"Sleep," he said, in a low deep voice.
The two watchers saw a strange calmness steal over the patient's features. The convulsive movements of the poor, nerve-twitched body ceased, and, in a few moments more, quiet and regular breathing showed that the magnetic touch of the Teacher had indeed induced a tranquil slumber.
The old man looked on, shaking with anxiety.
"Master," he said, "can you cure him—can you heal him? He is my only son, all I've got left in the world—my only son!"
Eric Black, who had watched this curious scene with great interest and a considerable amount of pity, sighed. He was not inexperienced in illnesses, especially those terrible nervous collapses for which medical science can do nothing, and to which there is one inevitable end. He knew that no human skill could do anything for the sleeping and corpse-like figure upon the bed, and he wondered why Joseph had cared to accompany the old man and to buoy him up with false hopes.

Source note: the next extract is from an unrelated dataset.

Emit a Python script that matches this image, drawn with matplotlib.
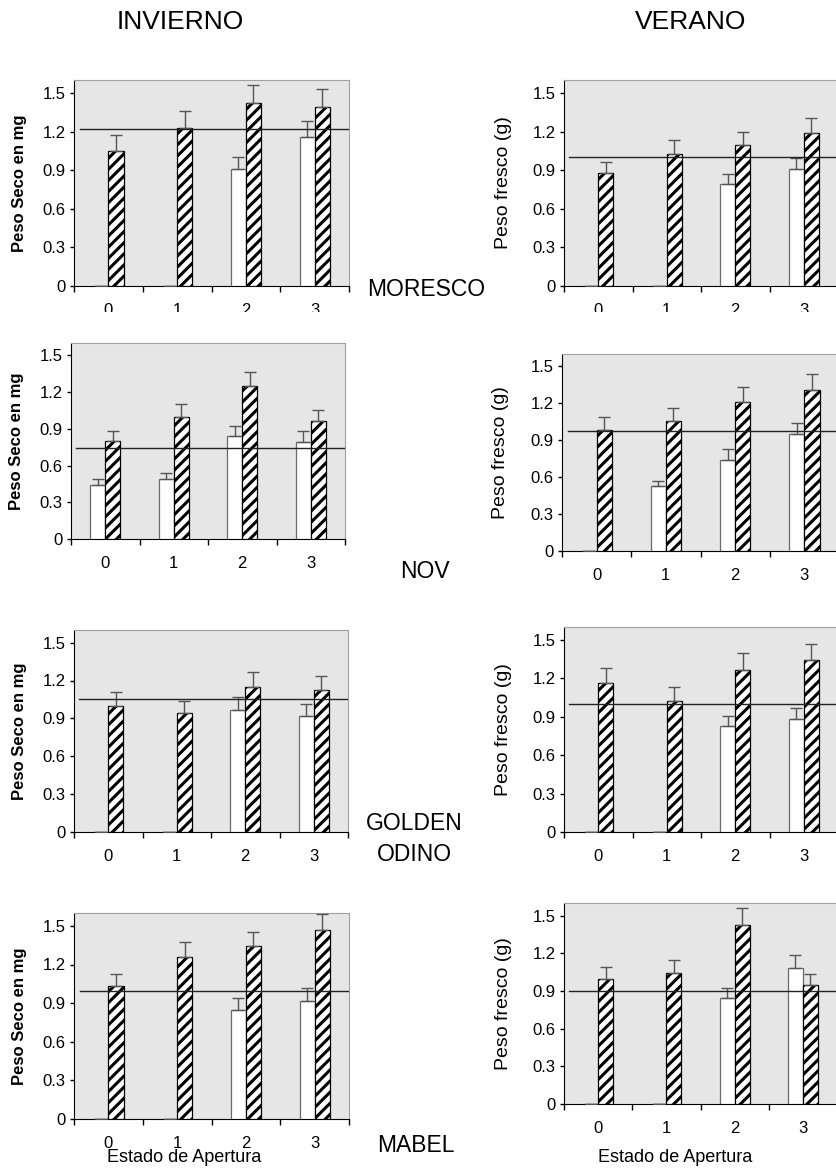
import numpy as np
import matplotlib
matplotlib.use("Agg")
import matplotlib.pyplot as plt
from matplotlib.transforms import Bbox, TransformedBbox

plt.rcParams['font.family'] = ['Liberation Sans', 'DejaVu Sans']
plt.rcParams['hatch.linewidth'] = 2.2

estados = [0, 1, 2, 3]
yticks = [0, 0.3, 0.6, 0.9, 1.2, 1.5]
ytick_labels = ["0", "0.3", "0.6", "0.9", "1.2", "1.5"]
variedades = ["MORESCO", "NOV", "GOLDEN\nODINO", "MABEL"]

# INVIERNO (peso seco, mg): barras blancas, barras rayadas y sus errores
inv_blanco = [[0, 0, 0.91, 1.16], [0.44, 0.49, 0.84, 0.79],
              [0, 0, 0.97, 0.92], [0, 0, 0.85, 0.92]]
inv_blanco_err = [[0, 0, 0.09, 0.12], [0.05, 0.045, 0.085, 0.09],
                  [0, 0, 0.10, 0.095], [0, 0, 0.09, 0.095]]
inv_rayado = [[1.05, 1.23, 1.42, 1.39], [0.80, 1.00, 1.25, 0.96],
              [1.00, 0.945, 1.15, 1.125], [1.03, 1.255, 1.34, 1.465]]
inv_rayado_err = [[0.12, 0.13, 0.14, 0.14], [0.08, 0.105, 0.115, 0.09],
                  [0.108, 0.093, 0.12, 0.11], [0.096, 0.12, 0.115, 0.127]]
inv_ref = [1.22, 0.74, 1.05, 0.995]

# VERANO (peso fresco, g)
ver_blanco = [[0, 0, 0.79, 0.91], [0, 0.525, 0.74, 0.95],
              [0, 0, 0.825, 0.885], [0, 0, 0.843, 1.08]]
ver_blanco_err = [[0, 0, 0.083, 0.088], [0, 0.043, 0.086, 0.09],
                  [0, 0, 0.083, 0.083], [0, 0, 0.077, 0.103]]
ver_rayado = [[0.875, 1.025, 1.095, 1.185], [0.985, 1.057, 1.212, 1.305],
              [1.162, 1.024, 1.266, 1.34], [0.997, 1.042, 1.423, 0.946]]
ver_rayado_err = [[0.087, 0.107, 0.104, 0.117], [0.10, 0.107, 0.116, 0.134],
                  [0.117, 0.104, 0.13, 0.127], [0.09, 0.103, 0.135, 0.09]]
ver_ref = [1.0, 0.975, 1.0, 0.9]

W, H = 836, 1169
fig = plt.figure(figsize=(W / 100, H / 100), dpi=100)


def caja(x0, y0, x1, y1):
    # pixeles -> fraccion de figura
    return [x0 / W, 1 - y1 / H, (x1 - x0) / W, (y1 - y0) / H]


cajas_izq = [(74, 80, 349, 286), (71, 343, 345, 539),
             (74, 630, 348, 832), (74, 913, 349, 1119)]
cajas_der = [(564, 80, 838, 286), (562, 354, 839, 551),
             (564, 627, 838, 832), (564, 903, 837, 1104)]

ancho = 0.22


def panel(ax, blanco, blanco_err, rayado, rayado_err, ref, ylabel, bold, xlabx):
    x = np.array(estados)
    ax.set_facecolor('#e6e6e6')
    ax.bar(x - ancho / 2, blanco, ancho, color='white', edgecolor='#6a6a6a',
           linewidth=0.9, zorder=3)
    ax.bar(x + ancho / 2, rayado, ancho, color='white', edgecolor='black',
           hatch='///', linewidth=0.9, zorder=3)
    ax.errorbar(x - ancho / 2, blanco, yerr=[np.zeros(4), blanco_err], fmt='none',
                ecolor='#555555', elinewidth=1, capsize=4, capthick=1, zorder=4)
    ax.errorbar(x + ancho / 2, rayado, yerr=[np.zeros(4), rayado_err], fmt='none',
                ecolor='#555555', elinewidth=1, capsize=4, capthick=1, zorder=4)
    ax.axhline(ref, xmin=0.02, color='#222222', linewidth=1, zorder=5)
    ax.set_xlim(-0.5, 3.5)
    ax.set_ylim(0, 1.6)
    ax.set_yticks(yticks)
    ax.set_yticklabels(ytick_labels)
    ax.set_xticks([-0.5, 0.5, 1.5, 2.5, 3.5])
    ax.set_xticklabels([])
    ax.set_xticks(estados, minor=True)
    ax.set_xticklabels([str(e) for e in estados], minor=True)
    ax.tick_params(axis='x', which='major', direction='out', length=4, width=1)
    ax.tick_params(axis='x', which='minor', length=0, pad=12, labelsize=12)
    ax.tick_params(axis='y', direction='out', length=3, width=1, labelsize=12, pad=3)
    for s in ['top', 'right']:
        ax.spines[s].set_color('#a0a0a0')
    for s in ['left', 'bottom']:
        ax.spines[s].set_color('black')
    ax.set_ylabel(ylabel, fontsize=12 if bold else 14,
                  fontweight='bold' if bold else 'normal')
    ax.yaxis.set_label_coords(xlabx, 0.5)


for i in range(4):
    ax_i = fig.add_axes(caja(*cajas_izq[i]))
    panel(ax_i, inv_blanco[i], inv_blanco_err[i], inv_rayado[i], inv_rayado_err[i],
          inv_ref[i], "Peso Seco en mg", True, -0.171)
    ax_d = fig.add_axes(caja(*cajas_der[i]))
    panel(ax_d, ver_blanco[i], ver_blanco_err[i], ver_rayado[i], ver_rayado_err[i],
          ver_ref[i], "Peso fresco (g)", False, -0.19)
    if i == 0:
        # en el original la primera fila de etiquetas queda cortada
        corte = TransformedBbox(Bbox([[0, 1 - 312 / H], [1, 1]]), fig.transFigure)
        for a in (ax_i, ax_d):
            for t in a.get_xticklabels(minor=True):
                t.set_clip_on(True)
                t.set_clip_box(corte)

fig.text(180 / W, 1 - 22 / H, "INVIERNO", fontsize=19, ha='center', va='center')
fig.text(691 / W, 1 - 22 / H, "VERANO", fontsize=19, ha='center', va='center')

pos_var = [(367, 289, 'left'), (400, 571, 'left'), (414, 839, 'center'), (377, 1145, 'left')]
for nombre, (px, py, ha) in zip(variedades, pos_var):
    fig.text(px / W, 1 - py / H, nombre, fontsize=16.5, ha=ha, va='center',
             multialignment='center', linespacing=1.4)

fig.text(184.5 / W, 1 - 1157 / H, "Estado de Apertura", fontsize=13, ha='center', va='center')
fig.text(675 / W, 1 - 1158 / H, "Estado de Apertura", fontsize=13, ha='center', va='center')

fig.savefig("out.png", dpi=100)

Joseph did not immediately answer the old man's question about his son. Instead of that he turned quickly to the journalist.
"Yes," he said; "but with God all things are possible."
Black started violently. His very thoughts had been read instantly, and answered as swiftly. Then a curious resentment mounted in his brain against Joseph. Who was this man who sent a suffering invalid to sleep in a moment by his hypnotic touch; who brought terror, remorse, and shame into a great lighted theatre; who dared to tell the wealthiest and most influential people in London that they marched beneath the standard of Beelzebub; who even now had read his secret thoughts with unerring intuition?
With a slight sneer, foreign to his usual nature, but he was frightened and was trying to reassure himself, he said—
"That is all very well, sir, no doubt; but miracles do not happen."